A new project has prompted me to investigate the trading APIs belonging to a number of Bitcoin exchanges. It's been a fun few weeks and I've learned a lot about an area I've never really watched in the past.

Credit has to be given to Vault of Satoshi and justcoin for having particularly well behaved APIs (though justcoin does have to be reverse engineered from their trading platform's source).

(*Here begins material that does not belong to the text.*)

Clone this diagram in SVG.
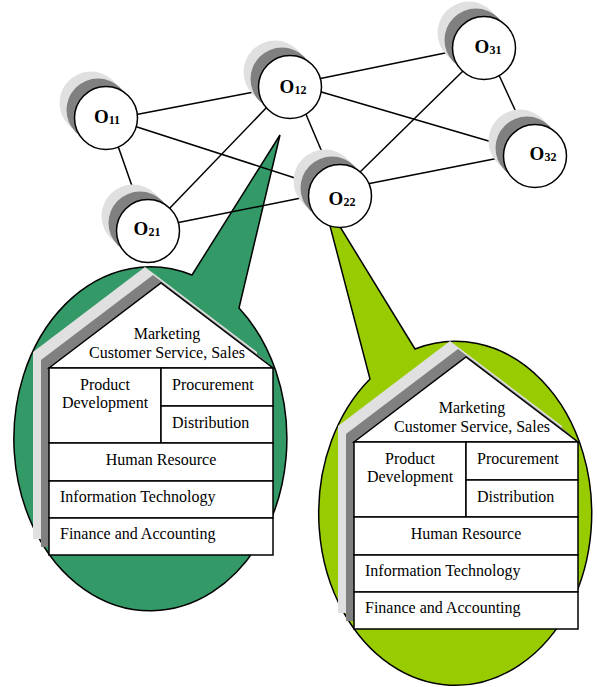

However, as expected it's not all been rainbows and unicorns. At least one exchange has a public API which does not even pretend to work, and most fall into a series of common traps. Hopefully I can use the following notes to design better APIs myself:

  • Documentation and consideration of error handling must be foremost in your mind. A developer needs to know the exact procedure for discovering error scenarios and presenting them to the user. This must be consistent across all calls, in all scenarios; do not drop it for unauthenticated calls.
  • If you have any value which represents a time you must include timezone information. This data should not simply be documented as a specific constant timezone so as to allow for future changes or the odd implementation mistake. There are a number of well defined standards which have wide traction. Use them.
  • For anything finicky, such as authentication, you should be very very precise in the description of the required algorithm. At a minimum this needs a concrete executable example, and should include a step-by-step description of the whole process.
  • Don't add complexity unless you can outline the specific benefit. Seemingly simple things like an extra base64 encode may not add anything of value, but may provide a sufficient burden to a taxed developer that they may prioritise something else. I'm looking at you BTC China.